Search the listing for the string "this" and copy every line that contains it.

* begin WORKING DATA *

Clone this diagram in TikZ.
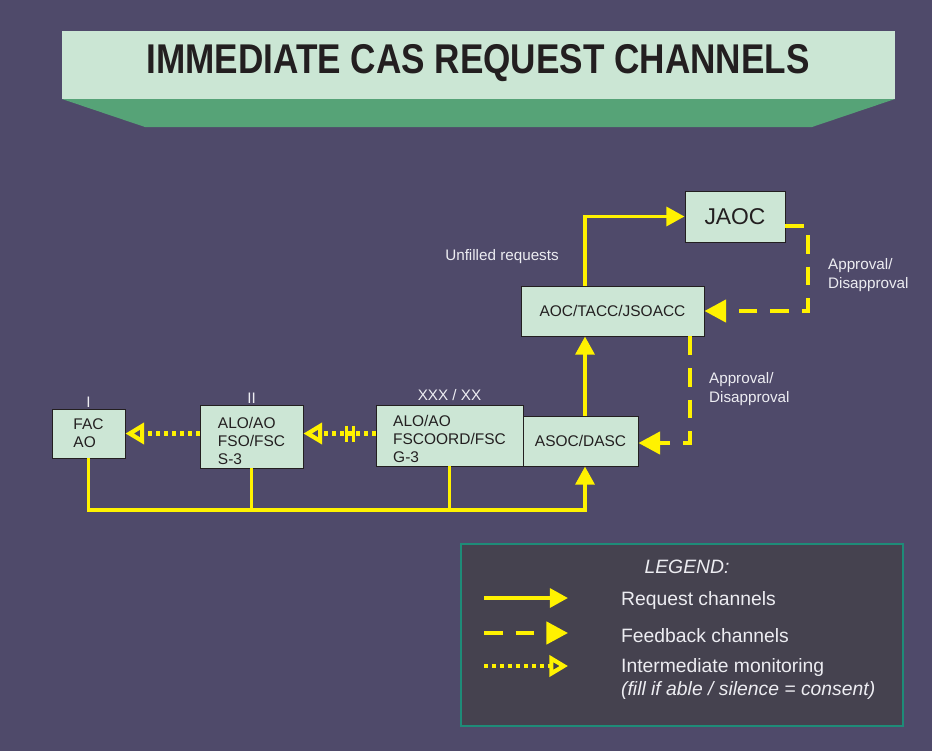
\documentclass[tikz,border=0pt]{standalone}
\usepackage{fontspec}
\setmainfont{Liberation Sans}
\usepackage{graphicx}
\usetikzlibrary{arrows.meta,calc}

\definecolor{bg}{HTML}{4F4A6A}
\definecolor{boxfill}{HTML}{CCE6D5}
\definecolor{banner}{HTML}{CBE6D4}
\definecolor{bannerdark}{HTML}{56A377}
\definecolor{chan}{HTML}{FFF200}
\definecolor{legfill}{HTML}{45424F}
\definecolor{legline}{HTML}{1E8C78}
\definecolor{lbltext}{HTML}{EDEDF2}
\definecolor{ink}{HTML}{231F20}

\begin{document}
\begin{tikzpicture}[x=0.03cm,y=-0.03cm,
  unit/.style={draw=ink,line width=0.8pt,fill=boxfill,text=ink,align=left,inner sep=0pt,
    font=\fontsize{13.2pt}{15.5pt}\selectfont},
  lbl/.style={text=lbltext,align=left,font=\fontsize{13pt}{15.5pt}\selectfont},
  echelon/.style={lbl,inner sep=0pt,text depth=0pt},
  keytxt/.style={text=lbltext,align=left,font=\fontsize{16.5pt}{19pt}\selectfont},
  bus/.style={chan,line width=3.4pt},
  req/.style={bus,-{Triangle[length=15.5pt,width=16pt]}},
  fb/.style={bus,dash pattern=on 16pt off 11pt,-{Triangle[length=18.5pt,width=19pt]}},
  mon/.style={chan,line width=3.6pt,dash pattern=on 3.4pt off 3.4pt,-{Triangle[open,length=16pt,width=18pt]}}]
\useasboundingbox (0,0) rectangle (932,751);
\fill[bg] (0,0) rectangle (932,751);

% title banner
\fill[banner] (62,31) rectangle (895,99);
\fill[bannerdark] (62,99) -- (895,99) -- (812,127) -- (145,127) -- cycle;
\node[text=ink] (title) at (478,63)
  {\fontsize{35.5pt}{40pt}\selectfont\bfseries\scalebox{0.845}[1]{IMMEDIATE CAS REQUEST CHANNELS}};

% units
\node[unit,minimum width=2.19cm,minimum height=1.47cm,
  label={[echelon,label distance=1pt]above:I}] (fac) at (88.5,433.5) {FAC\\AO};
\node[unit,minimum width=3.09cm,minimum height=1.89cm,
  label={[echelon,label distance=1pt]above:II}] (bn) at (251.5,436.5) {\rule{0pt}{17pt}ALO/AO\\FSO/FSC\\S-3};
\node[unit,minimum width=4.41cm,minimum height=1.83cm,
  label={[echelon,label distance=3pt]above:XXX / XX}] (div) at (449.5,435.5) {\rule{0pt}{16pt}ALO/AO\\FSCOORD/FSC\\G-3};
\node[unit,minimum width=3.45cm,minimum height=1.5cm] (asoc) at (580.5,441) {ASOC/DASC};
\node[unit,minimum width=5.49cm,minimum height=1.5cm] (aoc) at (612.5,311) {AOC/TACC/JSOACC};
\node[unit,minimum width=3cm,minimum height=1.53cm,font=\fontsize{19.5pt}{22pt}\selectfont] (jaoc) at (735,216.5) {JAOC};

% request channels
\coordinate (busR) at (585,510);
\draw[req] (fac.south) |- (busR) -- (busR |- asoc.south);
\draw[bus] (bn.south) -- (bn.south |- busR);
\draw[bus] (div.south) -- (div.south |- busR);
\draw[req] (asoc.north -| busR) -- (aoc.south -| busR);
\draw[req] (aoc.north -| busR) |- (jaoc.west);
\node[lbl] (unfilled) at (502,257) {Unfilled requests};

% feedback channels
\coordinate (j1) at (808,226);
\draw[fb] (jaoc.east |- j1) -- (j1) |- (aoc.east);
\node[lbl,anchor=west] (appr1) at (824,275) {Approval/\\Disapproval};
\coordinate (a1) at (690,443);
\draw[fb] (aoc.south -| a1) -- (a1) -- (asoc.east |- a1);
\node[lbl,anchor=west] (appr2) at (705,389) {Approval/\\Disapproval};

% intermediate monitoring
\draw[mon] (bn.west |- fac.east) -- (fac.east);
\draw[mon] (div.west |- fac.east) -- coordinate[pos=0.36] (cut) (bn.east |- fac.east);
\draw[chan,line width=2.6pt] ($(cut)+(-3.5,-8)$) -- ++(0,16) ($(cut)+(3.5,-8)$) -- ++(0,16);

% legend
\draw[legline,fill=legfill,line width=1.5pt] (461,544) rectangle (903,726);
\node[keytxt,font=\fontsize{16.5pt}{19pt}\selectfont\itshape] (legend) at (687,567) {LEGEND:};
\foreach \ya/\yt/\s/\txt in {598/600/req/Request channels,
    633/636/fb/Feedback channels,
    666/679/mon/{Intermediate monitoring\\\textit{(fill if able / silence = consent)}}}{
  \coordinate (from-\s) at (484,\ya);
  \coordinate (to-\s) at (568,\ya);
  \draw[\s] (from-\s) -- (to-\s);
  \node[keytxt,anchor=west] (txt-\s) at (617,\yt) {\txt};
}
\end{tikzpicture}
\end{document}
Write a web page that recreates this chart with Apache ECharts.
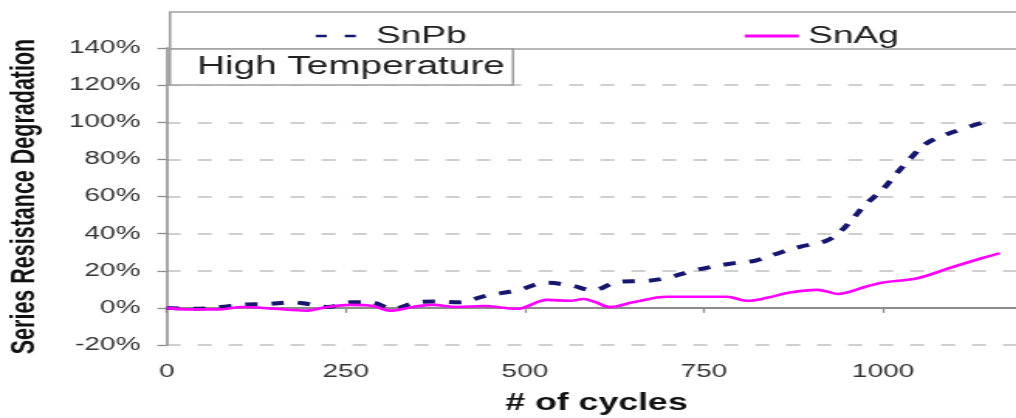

* end WORKING DATA *

WRITTEN RESPONSE:
Clone this diagram in TikZ.
Write a web page that recreates this chart with Apache ECharts.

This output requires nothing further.